The six-month T-bill is off the peak of 4.4 per cent it hit in December 2022, while the one-year T-bill is down from the 3.87 per cent high it reached in January 2023.
T-bills continue to offer returns for investors who have spare cash or who are looking to park the funds in their Central Provident Fund (CPF) Ordinary Account (OA).
The Straits Times’ calculations of T-bill statistics from the Monetary Authority of Singapore website indicate that $33.1 billion worth of six-month T-bills matured between January and March 2024, while $3.6 billion of one-year T-bills matured.
The CPF Board told ST that “over $4.8 billion of CPF OA funds were invested in T-bills” between January and March 2024.
In the same period, “over 33,000 T-bills bought using CPF OA savings have matured or were redeemed, amounting to over $3.4 billion refunded to the CPF OA or CPF Investment Account (CPFIA)”.
A CPF member needs a CPFIA to invest OA savings.
ST calculated that $39.6 billion of six-month T-bills and $4.3 billion of one-year T-bills will mature between April and June 2024.
Investors will have to decide where to put this cash and OA funds that have matured or will be maturing.
Mr Sani Hamid, director of wealth management at Financial Alliance, said the decision depends on each individual’s risk appetite.
T-bills are considered risk-free so it makes sense for a risk-averse investor to roll his funds into more T-bills, Mr Sani added.
However, if the person used T-bills as a “temporary shelter away from market volatility”, Mr Sani said it may be a good time to start investing in the markets, which are undergoing a correction now.
A market correction is generally defined as a decline of more than 10 per cent but less than 20 per cent.
Investors should look at reinvestment risk when it comes to choosing between six-month and one-year T-bills.
Mr Eddy Loh, chief investment officer at Maybank Group Wealth Management, noted that reinvestment risk is higher in this environment where interest rates have peaked and are expected to head lower.
Mr Loh said an investor might want to lock in a longer tenure because if he opts for six-month T-bills and yields drop after six months, he ends up reinvesting in a lower-yielding T-bill for the next six months.
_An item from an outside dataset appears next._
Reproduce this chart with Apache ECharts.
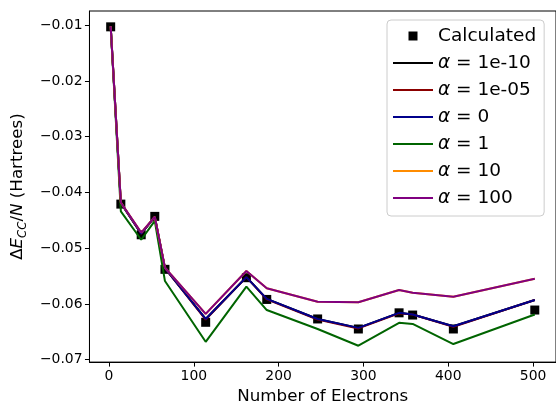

Singapore Savings Bonds (SSBs), another type of Singapore Government Securities, are also an option for spare cash. The May tranche of SSBs is giving an average return of 3.06 per cent a year if an investor holds it for 10 years.
CPF funds cannot be used to buy SSBs.
CPF members can make transfers from their OA to their Special Account (SA) or Retirement Account (RA) to earn at least a 4 per cent risk-free interest rate.
The rates can go up to 5 per cent for the first $60,000 of combined balances in the OA and SA (capped at $20,000 for OA funds) for CPF members below 55.
Rates for members over 55 can go up to 6 per cent on the first $30,000 of combined balances and up to 5 per cent on the next $30,000 of combined balances (capped at $20,000 for OA funds).